Directive: Extract the lines of the material below, beginning with the first and ending with the line that holds "var industry = [42,48,46,38,36,30,24,34,38,44,46,60];". Skip every picture.

Dataset extract:
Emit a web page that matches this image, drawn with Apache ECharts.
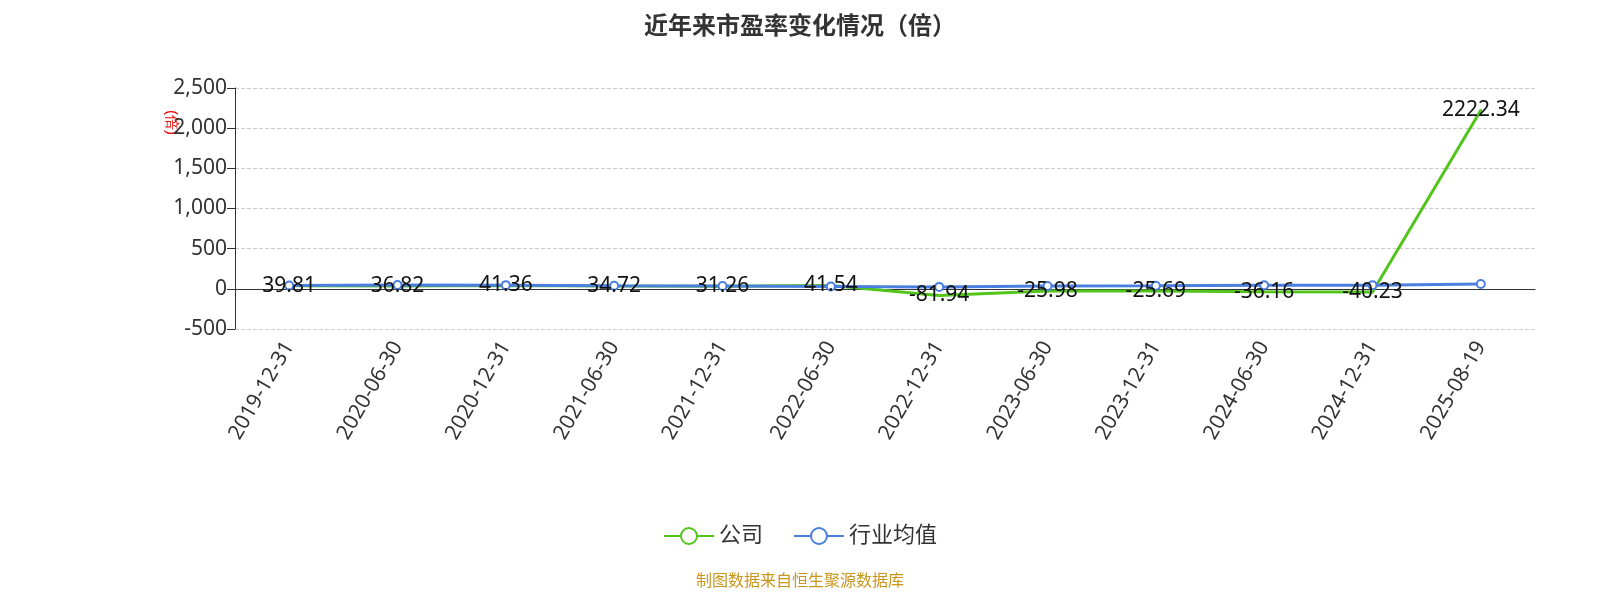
<!DOCTYPE html>
<html><head><meta charset="utf-8">
<script src="https://cdn.jsdelivr.net/npm/echarts@6/dist/echarts.min.js"></script>
<style>body{margin:0}#c{width:1600px;height:600px}</style></head>
<body><div id="c"></div>
<script>
var dates = ['2019-12-31','2020-06-30','2020-12-31','2021-06-30','2021-12-31','2022-06-30','2022-12-31','2023-06-30','2023-12-31','2024-06-30','2024-12-31','2025-08-19'];
var company = [39.81,36.82,41.36,34.72,31.26,41.54,-81.94,-25.98,-25.69,-36.16,-40.23,2222.34];
var industry = [42,48,46,38,36,30,24,34,38,44,46,60];

var chart = echarts.init(document.getElementById('c'));
chart.setOption({
  textStyle: {fontFamily: 'Noto Sans, Noto Sans CJK SC'},
  title: {text: '近年来市盈率变化情况（倍）', left: 'center', top: 8,
    textStyle: {fontSize: 24, fontWeight: 'bold', color: '#333', fontFamily: 'Noto Sans CJK SC'}},
  grid: {left: 235, right: 65, top: 88, bottom: 271},
  legend: {bottom: 48, itemWidth: 50, itemHeight: 20, itemGap: 30,
    textStyle: {fontSize: 22, color: '#333'}, data: ['公司', '行业均值']},
  graphic: [
    {type: 'text', left: 'center', bottom: 12, style: {text: '制图数据来自恒生聚源数据库', fill: '#c8961e', fontSize: 16, fontFamily: 'Noto Sans CJK SC'}},
    {type: 'text', left: 164, top: 110, rotation: -Math.PI / 2, style: {text: '(倍)', fill: '#e00', fontSize: 15}}
  ],
  xAxis: {type: 'category', data: dates, boundaryGap: true,
    axisLine: {lineStyle: {color: '#333'}}, axisTick: {length: 8, lineStyle: {color: '#333'}},
    axisLabel: {rotate: 60, fontSize: 21, color: '#333', interval: 0, margin: 14}},
  yAxis: {type: 'value', min: -500, max: 2500, interval: 500,
    axisLine: {show: true, lineStyle: {color: '#333'}}, axisTick: {show: true, length: 8},
    axisLabel: {fontSize: 21, color: '#333'},
    splitLine: {lineStyle: {type: 'dashed', color: '#ccc'}}},
  series: [
    {name: '公司', type: 'line', data: company, color: '#52c41a', showSymbol: true,
      symbol: 'circle', symbolSize: 1, lineStyle: {width: 3, color: '#52c41a'},
      itemStyle: {color: '#fff', borderColor: '#52c41a', borderWidth: 2},
      label: {show: true, position: 'inside', fontSize: 21, color: '#111'}},
    {name: '行业均值', type: 'line', data: industry, color: '#4a7fe0', symbol: 'circle', symbolSize: 8,
      itemStyle: {color: '#fff', borderColor: '#4a7fe0', borderWidth: 2}, lineStyle: {width: 3, color: '#4a7fe0'}}
  ]
});
</script></body></html>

The completed task:
Emit a web page that matches this image, drawn with Apache ECharts.
<!DOCTYPE html>
<html><head><meta charset="utf-8">
<script src="https://cdn.jsdelivr.net/npm/echarts@6/dist/echarts.min.js"></script>
<style>body{margin:0}#c{width:1600px;height:600px}</style></head>
<body><div id="c"></div>
<script>
var dates = ['2019-12-31','2020-06-30','2020-12-31','2021-06-30','2021-12-31','2022-06-30','2022-12-31','2023-06-30','2023-12-31','2024-06-30','2024-12-31','2025-08-19'];
var company = [39.81,36.82,41.36,34.72,31.26,41.54,-81.94,-25.98,-25.69,-36.16,-40.23,2222.34];
var industry = [42,48,46,38,36,30,24,34,38,44,46,60];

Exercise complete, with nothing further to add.